Georgia Expands Internet; Protects Confederate Monuments
Georgia is expanding internet access to rural areas and making it harder to relocate Confederate monuments under several bills Gov. Brian Kemp signed into law Friday.
Kemp formally approved the broadband legislation in Dahlonega— a region in North Georgia where residents have struggled with connectivity issues, the Atlanta Journal-Constitution reported.
"We've moved the needle on broadband access in rural Georgia," he said. "We have more to do, but it's a great step in the right direction."
One bill would allow the state's 42 electronic membership corporations to sell internet services, in addition to the power they already provide. Another allows telephone cooperatives to offer internet services. A third lets telecom firms set up 5G technology equipment on public land.
Kemp also signed the Confederate monuments bill Friday. The measure will fine those convicted of vandalizing monuments up to three times the cost of the damage, as well as legal fees and expenses for repairing or replacing the monument.
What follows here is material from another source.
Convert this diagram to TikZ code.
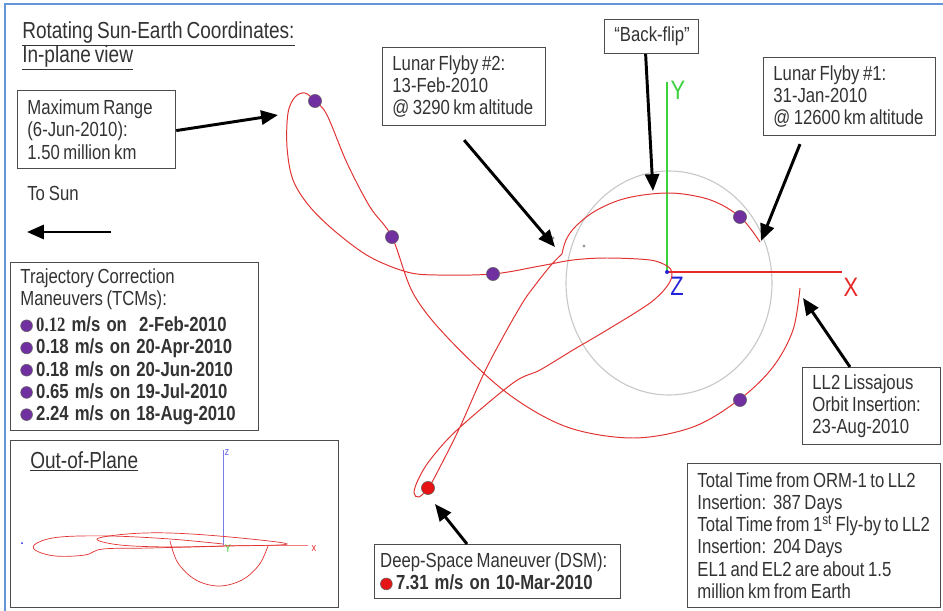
\documentclass[tikz,border=0pt]{standalone}
\usepackage{fontspec}
\setmainfont{Liberation Sans}[FakeStretch=0.82]
\newfontfamily\numserif{Liberation Serif}[FakeStretch=0.82]
\usetikzlibrary{arrows.meta,calc}
\definecolor{trajred}{RGB}{225,50,50}
\definecolor{tcmpurple}{RGB}{112,48,160}
\definecolor{dsmred}{RGB}{230,20,20}
\definecolor{frameblue}{RGB}{100,150,215}
\definecolor{moongray}{RGB}{200,200,200}
\definecolor{ygreen}{RGB}{60,210,60}
\definecolor{zblue}{RGB}{35,35,215}
\definecolor{xred}{RGB}{230,40,40}
\newcommand{\tightspace}{\spaceskip=0.17em plus 0.05em minus 0.03em\relax}
\newcommand{\boldline}[1]{{\spaceskip=0.3em\relax\bfseries #1}}
\tikzset{
  box/.style={draw=black!70,line width=0.8pt,fill=white,align=flush left,anchor=north west,
    inner xsep=7pt,inner ysep=2pt,text=black!80,font=\fontsize{14.5}{15.8}\selectfont,
    execute at begin node={\tightspace\hyphenpenalty=10000\exhyphenpenalty=10000}},
  callout/.style={line width=2.1pt,-{Triangle[length=12pt,width=10pt]}},
  traj/.style={trajred,line width=0.7pt},
  tcm/.style={circle,fill=tcmpurple,draw=black!60,line width=0.4pt,inner sep=0pt,minimum size=0.33cm},
  heading/.style={text=black!80,font=\fontsize{16.5}{17.5}\selectfont\tightspace,inner sep=0pt,align=left}
}
\newcommand{\legdot}[1]{\tikz[baseline=-0.55ex]\draw[fill=#1,draw=black!60,line width=0.4pt](0,0)circle(4.2pt);}

\begin{document}
\begin{tikzpicture}[x=0.025cm,y=-0.025cm]
\useasboundingbox(0,0)rectangle(943,611);
%frame
\draw[frameblue,line width=1.2pt](5,611)--(5,4)--(943,4);

%titles
\node[heading,anchor=north west](title)at(22,21){\underline{Rotating Sun-Earth Coordinates:}\\\underline{In-plane view}};
\node[heading,anchor=base west](tosun)at(27,200){\fontsize{14.5}{15.4}\selectfont To Sun};
\coordinate(suntail)at(111,232);
\coordinate(sunhead)at(27,232);
\draw[callout](suntail)--(sunhead);

%moon orbit and axes
\draw[moongray,line width=0.8pt](669,283)ellipse[x radius=103,y radius=112];
\coordinate(origin)at(667,272);
\draw[ygreen,line width=0.8pt](origin)--(667,82);
\draw[xred,line width=0.8pt](origin)--(842,272);
\fill[zblue](origin)circle(2);
\fill[black!40](584,246)circle(1.6);
\fill[black!40](553,238)circle(1.6);
\node[text=ygreen,font=\fontsize{19}{19}\selectfont](ylab)at(678,90){Y};
\node[text=zblue,font=\fontsize{19}{19}\selectfont](zlab)at(677,286){Z};
\node[text=xred,font=\fontsize{19}{19}\selectfont](xlab)at(851,287){X};

%trajectory
\draw[traj]plot[smooth,tension=0.6]coordinates{(760,242)(750,228)(740,217)(722,205)(700,197)(667,193)
  (627,198)(597,210)(576,226)(566,240)(562,254)};
\draw[traj]plot[smooth,tension=0.55]coordinates{(562,254)(552,264)(536,284)(520,307)(487,367)(460,427)
  (440,467)(429,487)(419,497)(414,493)(418,480)(430,460)(457,430)(513,383)(540,370)(573,350)(607,330)
  (650,303)(668,285)(672,273)(667,266)(650,260)(607,258)(573,260)(540,266)(493,274)(437,275)(407,272)
  (370,257)(337,233)(310,207)(293,180)(287,147)(288,113)(295,97)(305,93)(315,101)(327,115)(347,163)
  (370,207)(392,237)(413,293)(447,337)(507,393)(567,427)(633,438)(693,427)(740,399)(773,367)(793,330)(800,288)};

%maneuvers
\node[tcm](tcmA)at(740,217){};
\node[tcm](tcmB)at(493,274){};
\node[tcm](tcmC)at(315,101){};
\node[tcm](tcmD)at(392,237){};
\node[tcm](tcmE)at(740,400){};
\node[tcm,fill=dsmred](dsmdot)at(428,488){};

%boxes
\node[box,text width=3.46cm,minimum height=1.95cm](maxrange)at(17,90){Maximum Range\\(6-Jun-2010):\\1.50 million km};
\node[box,text width=3.585cm,minimum height=1.95cm](flybyB)at(382,47){Lunar Flyby \#2:\\13-Feb-2010\\@ 3290 km altitude};
\node[box,align=flush center,text width=1.86cm,minimum height=0.85cm](backflip)at(604,19){``Back-flip''};
\node[box,text width=3.81cm,minimum height=1.95cm](flybyA)at(763,57){Lunar Flyby \#1:\\31-Jan-2010\\@ 12600 km altitude};
\node[box,text width=2.96cm,minimum height=1.925cm](lltwo)at(802,367){LL2 Lissajous\\Orbit Insertion:\\23-Aug-2010};
\node[box,text width=5.71cm,minimum height=4.2cm](tcmbox)at(10,262){Trajectory Correction\\Maneuvers (TCMs):\\[3pt]
  \legdot{tcmpurple} \boldline{{\numserif 0.12} m/s on \ 2-Feb-2010}\\
  \legdot{tcmpurple} \boldline{0.18 m/s on 20-Apr-2010}\\
  \legdot{tcmpurple} \boldline{0.18 m/s on 20-Jun-2010}\\
  \legdot{tcmpurple} \boldline{0.65 m/s on 19-Jul-2010}\\
  \legdot{tcmpurple} \boldline{2.24 m/s on 18-Aug-2010}};
\node[box,inner xsep=4pt,text width=5.87cm,minimum height=1.35cm](dsmbox)at(374,544){Deep-Space Maneuver (DSM):\\
  \legdot{dsmred} \boldline{7.31 m/s on 10-Mar-2010}};
\node[box,text width=5.835cm,minimum height=3.6cm](totalbox)at(687,463){Total Time from ORM-1 to LL2\\
  Insertion:\ \ 387 Days\\Total Time from 1\textsuperscript{st} Fly-by to LL2\\Insertion:\ \ 204 Days\\
  EL1 and EL2 are about 1.5\\million km from Earth};

%callouts
\coordinate(maxpt)at(278,115);
\coordinate(fbBpt)at(555,247);
\coordinate(bfpt)at(653,191);
\coordinate(fbApt)at(761,241);
\coordinate(llpt)at(803,298);
\coordinate(dsmpt)at(435,504);
\draw[callout]($(maxrange.east)+(0,1)$)--(maxpt);
\draw[callout]($(flybyB.south)+(0,14)$)--(fbBpt);
\draw[callout]($(backflip.south)+(-6,0)$)--(bfpt);
\draw[callout]($(flybyA.south west)+(37,8)$)--(fbApt);
\draw[callout]($(lltwo.north west)+(48,0)$)--(llpt);
\draw[callout]($(dsmbox.north west)+(93,0)$)--(dsmpt);

%out-of-plane view
\node[box,text width=7.71cm,minimum height=4.175cm](oop)at(10,440){};
\node[heading,anchor=base west](ooptitle)at(30,468){\underline{Out-of-Plane}};
\coordinate(oorigin)at(223,545);
\draw[zblue!60,line width=0.5pt](oorigin)--(223,450);
\draw[xred!60,line width=0.5pt](oorigin)--(308,545);
\node[text=zblue!70,font=\fontsize{8}{8}\selectfont](ooz)at(227,453){z};
\node[text=xred,font=\fontsize{8}{8}\selectfont](oox)at(314,549){x};
\node[text=ygreen,font=\fontsize{8}{8}\selectfont](ooy)at(228,549){Y};
\fill[zblue](22,543)circle(1);
\draw[traj,line width=0.5pt]plot[smooth,tension=0.6]coordinates{(223,544)(170,539)(110,536)(60,537)(37,543)
  (35,550)(55,556)(85,555)(103,549)(150,548)(223,546)};
\draw[traj,line width=0.5pt]plot[smooth cycle,tension=0.6]coordinates{(97,539)(127,534)(170,533)(230,537)
  (287,544)(230,546)(170,547)(120,545)};
\draw[traj,line width=0.5pt]plot[smooth,tension=0.6]coordinates{(170,541)(178,563)(196,580)(219,586)
  (242,580)(259,565)(268,546)};
\end{tikzpicture}
\end{document}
The legislation came about partly in response to failed proposals that would have allowed local governments to remove Confederate monuments.
Pressure has been mounting for decades to take down monuments honoring the Confederacy. It intensified after a speeding car killed a woman and injured dozens in Charlottesville, Virginia, on Aug. 12, 2017. The vehicle plowed into a crowd of counterprotesters at a rally of white supremacists who were protesting the planned removal of a statue of Confederate Gen. Robert E. Lee.
Confederate monuments at public parks, county courthouses and college campuses across the nation were removed almost daily for weeks afterward.
In addition to Georgia, six other states have laws protecting Confederate monuments.